■ Problem description: In the lines below, output everything from the first line through the line containing "impact_ends = [2024.217, 2024.817]" exactly as it is. Pictures are not part of the output.

═══ Information shown ═══

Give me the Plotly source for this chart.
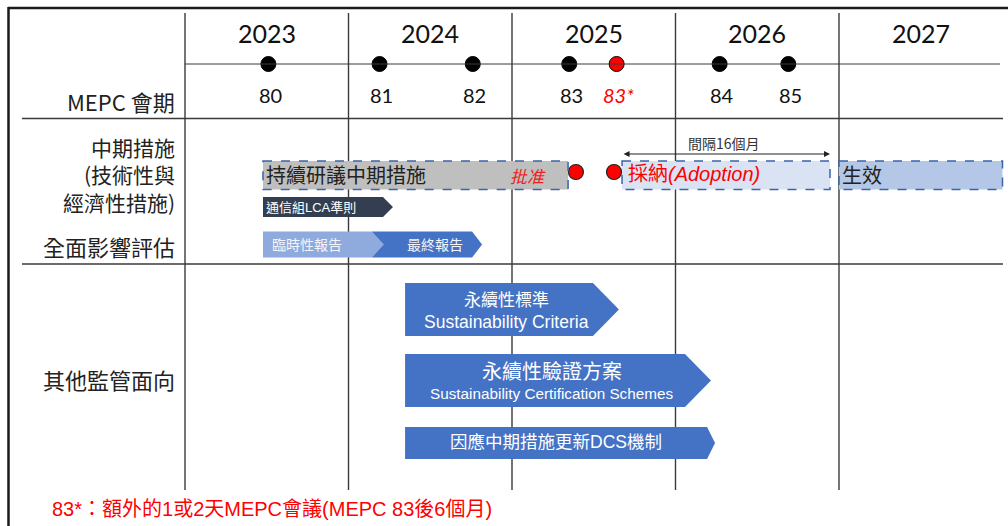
import plotly.graph_objects as go

# ---------------- data ----------------
year_labels = ["2023", "2024", "2025", "2026", "2027"]
year_starts = [2023, 2024, 2025, 2026, 2027]

session_labels = ["80", "81", "82", "83", "83*", "84", "85"]
session_times = [2023.51, 2024.19, 2024.76, 2025.35, 2025.64, 2026.27, 2026.69]
session_extra = [False, False, False, False, True, False, False]

# mid-term measures boxes: (label, start, end)
box_labels = ["持續研議中期措施", "採納(Adoption)", "生效"]
box_starts = [2023.477, 2025.673, 2027.0]
box_ends = [2025.343, 2026.945, 2028.0]
approve_label = "批准"
approval_points = [2025.391, 2025.624]
interval_label = "間隔16個月"

# chevrons (label, start, end of tip)
lca_label = "通信組LCA準則"
lca_span = [2023.477, 2024.272]
impact_labels = ["臨時性報告", "最終報告"]
impact_starts = [2023.477, 2024.144]
impact_ends = [2024.217, 2024.817]

other_labels_cn = ["永續性標準", "永續性驗證方案", "因應中期措施更新DCS機制"]
other_labels_en = ["Sustainability Criteria", "Sustainability Certification Schemes", ""]
other_starts = [2024.346, 2024.346, 2024.346]
other_ends = [2025.654, 2026.217, 2026.242]

row_labels = ["MEPC 會期", "中期措施<br>(技術性與<br>經濟性措施)", "全面影響評估", "其他監管面向"]
footnote = "83*：額外的1或2天MEPC會議(MEPC 83後6個月)"

# ---------------- layout helpers ----------------
W, H = 1008, 526
PX0, PPY = 185.0, 163.5          # pixel of 2023 and pixels per year
XR = [2023 - PX0 / PPY, 2023 + (W - PX0) / PPY]
def px(p):  # pixel width -> years (offsets only)
    return p / PPY

CJK = "Noto Sans CJK TC, Noto Sans, sans-serif"
LAT = "Lato, Noto Sans CJK TC, sans-serif"
ARIAL = "Liberation Sans, Noto Sans CJK TC, sans-serif"
GRID = "#3a3a3a"
BLUE = "#4472C4"
DASH = "#3D63A8"

fig = go.Figure()
shapes = []
ann = []

# frame
shapes.append(dict(type="line", xref="paper", yref="y", x0=8 / W, x1=1.0, y0=8, y1=8,
                   line=dict(color="#1a1a1a", width=2.5)))
shapes.append(dict(type="line", xref="paper", yref="y", x0=8.5 / W, x1=8.5 / W, y0=7, y1=H,
                   line=dict(color="#1a1a1a", width=2.5)))
# section lines
for yy in [118.5, 264]:
    shapes.append(dict(type="line", xref="paper", yref="y", x0=22 / W, x1=1003 / W, y0=yy, y1=yy,
                       line=dict(color=GRID, width=1.5)))
# timeline axis
shapes.append(dict(type="line", xref="x", yref="y", x0=year_starts[0], x1=XR[0] + 1000 / PPY,
                   y0=64, y1=64, line=dict(color=GRID, width=1)))
# year grid lines
for ys in year_starts:
    shapes.append(dict(type="line", xref="x", yref="y", x0=ys, x1=ys, y0=13, y1=490,
                       line=dict(color=GRID, width=1.4), layer="below"))
# year labels
for lab, ys in zip(year_labels, year_starts):
    ann.append(dict(x=ys + 0.5, y=33, text=lab, showarrow=False,
                    font=dict(family=LAT, size=25, color="#111")))

# session dots
fig.add_trace(go.Scatter(
    x=session_times, y=[64] * len(session_times), mode="markers",
    marker=dict(size=15, color=["#FF0000" if e else "#000" for e in session_extra],
                line=dict(color="#000", width=1)),
    hoverinfo="skip", showlegend=False))
for lab, t, e in zip(session_labels, session_times, session_extra):
    ann.append(dict(x=t + px(2), y=95, text=("<i>%s</i>" % lab) if e else lab, showarrow=False,
                    font=dict(family=LAT, size=20, color="#FF0000" if e else "#111")))

# row labels (right aligned)
row_y = [101, 174, 246, 379]
row_size = [22, 21, 22, 22]
for lab, yy, fs in zip(row_labels, row_y, row_size):
    ann.append(dict(xref="paper", x=177 / W, y=yy, text=lab, showarrow=False, xanchor="right",
                    align="right", font=dict(family=CJK, size=fs, color="#222")))

# dashed boxes
box_fill = ["#BFBFBF", "#DAE3F3", "#B4C7E7"]
for s, e, f in zip(box_starts, box_ends, box_fill):
    shapes.append(dict(type="rect", xref="x", yref="y", x0=s, x1=e, y0=161, y1=189.5,
                       fillcolor=f, line=dict(color=DASH, width=1.5, dash="dash")))
ann.append(dict(x=box_starts[0] + px(1), y=174, text=box_labels[0], showarrow=False, xanchor="left",
                font=dict(family=CJK, size=20, color="#222")))
ann.append(dict(x=box_ends[0] - px(40), y=175, text="<i>%s</i>" % approve_label, showarrow=False,
                font=dict(family=CJK, size=17, color="#F02020")))
ann.append(dict(x=box_starts[1] + px(4), y=174,
                text="採納<i>(Adoption)</i>", showarrow=False, xanchor="left",
                font=dict(family=ARIAL, size=20, color="#FF0000")))
ann.append(dict(x=box_starts[2] + px(1), y=174, text=box_labels[2], showarrow=False, xanchor="left",
                font=dict(family=CJK, size=20, color="#222")))
# approval red circles
fig.add_trace(go.Scatter(
    x=approval_points, y=[172, 172], mode="markers",
    marker=dict(size=15, color="#FF0000", line=dict(color="#222", width=1.2)),
    hoverinfo="skip", showlegend=False))
# interval arrow
ann.append(dict(x=box_ends[1], y=154, ax=box_starts[1], ay=154, axref="x", ayref="y",
                xref="x", yref="y", text="", showarrow=True, arrowhead=2, arrowside="end+start",
                arrowsize=1, arrowwidth=1.2, arrowcolor="#222"))
ann.append(dict(x=(box_starts[1] + box_ends[1]) / 2 - px(2), y=143, text=interval_label, showarrow=False,
                font=dict(family=CJK, size=14, color="#333")))


def chevron(s, e, y0, y1, depth, color, notch=0.0):
    ym = (y0 + y1) / 2
    xs = [s, e - depth, e, e - depth, s, s + notch, s]
    ys = [y0, y0, ym, y1, y1, ym, y0]
    fig.add_trace(go.Scatter(x=xs, y=ys, mode="lines", fill="toself", fillcolor=color,
                             line=dict(color=color, width=0), hoverinfo="skip", showlegend=False))


# LCA chevron
chevron(lca_span[0], lca_span[1], 197, 217, px(10), "#333F50")
ann.append(dict(x=lca_span[0] + px(1), y=207, text=lca_label, showarrow=False, xanchor="left",
                font=dict(family=ARIAL, size=13, color="#fff")))
# impact assessment chevrons (dark first, light on top)
chevron(impact_starts[1], impact_ends[1], 231.5, 257.5, px(10), BLUE)
chevron(impact_starts[0], impact_ends[0], 231.5, 257.5, px(12), "#8FAADC")
ann.append(dict(x=impact_starts[0] + px(44), y=245, text=impact_labels[0], showarrow=False,
                font=dict(family=ARIAL, size=14, color="#F2F5FB")))
ann.append(dict(x=impact_starts[1] + px(63), y=245, text=impact_labels[1], showarrow=False,
                font=dict(family=ARIAL, size=14, color="#F2F5FB")))

# other regulatory chevrons
other_rows = [(283, 336), (354, 407), (427, 459)]
other_depth = [26, 26, 8]
for s, e, (y0, y1), d in zip(other_starts, other_ends, other_rows, other_depth):
    chevron(s, e, y0, y1, px(d), BLUE)
ann.append(dict(x=other_starts[0] + px(101), y=300, text=other_labels_cn[0], showarrow=False,
                font=dict(family=ARIAL, size=17, color="#fff")))
ann.append(dict(x=other_starts[0] + px(101), y=322, text=other_labels_en[0], showarrow=False,
                font=dict(family=ARIAL, size=17.5, color="#fff")))
ann.append(dict(x=other_starts[1] + px(147), y=372, text=other_labels_cn[1], showarrow=False,
                font=dict(family=ARIAL, size=20, color="#fff")))
ann.append(dict(x=other_starts[1] + px(147), y=393, text=other_labels_en[1], showarrow=False,
                font=dict(family=ARIAL, size=15.3, color="#fff")))
ann.append(dict(x=other_starts[2] + px(151), y=442, text=other_labels_cn[2], showarrow=False,
                font=dict(family=ARIAL, size=17.5, color="#fff")))

# footnote
ann.append(dict(xref="paper", x=50 / W, y=509, text=footnote, showarrow=False, xanchor="left",
                font=dict(family=ARIAL, size=20, color="#FF0000")))

fig.update_layout(
    width=W, height=H, margin=dict(l=0, r=0, t=0, b=0),
    paper_bgcolor="#fff", plot_bgcolor="#fff",
    xaxis=dict(range=XR, visible=False, fixedrange=True),
    yaxis=dict(range=[H, 0], visible=False, fixedrange=True),
    shapes=shapes, annotations=ann, showlegend=False,
)
fig.write_html("out.html", config={"displayModeBar": False},
               post_script="document.body.style.margin='0';document.body.style.overflow='hidden';")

═══

■ Task output:
Give me the Plotly source for this chart.
import plotly.graph_objects as go

# ---------------- data ----------------
year_labels = ["2023", "2024", "2025", "2026", "2027"]
year_starts = [2023, 2024, 2025, 2026, 2027]

session_labels = ["80", "81", "82", "83", "83*", "84", "85"]
session_times = [2023.51, 2024.19, 2024.76, 2025.35, 2025.64, 2026.27, 2026.69]
session_extra = [False, False, False, False, True, False, False]

# mid-term measures boxes: (label, start, end)
box_labels = ["持續研議中期措施", "採納(Adoption)", "生效"]
box_starts = [2023.477, 2025.673, 2027.0]
box_ends = [2025.343, 2026.945, 2028.0]
approve_label = "批准"
approval_points = [2025.391, 2025.624]
interval_label = "間隔16個月"

# chevrons (label, start, end of tip)
lca_label = "通信組LCA準則"
lca_span = [2023.477, 2024.272]
impact_labels = ["臨時性報告", "最終報告"]
impact_starts = [2023.477, 2024.144]
impact_ends = [2024.217, 2024.817]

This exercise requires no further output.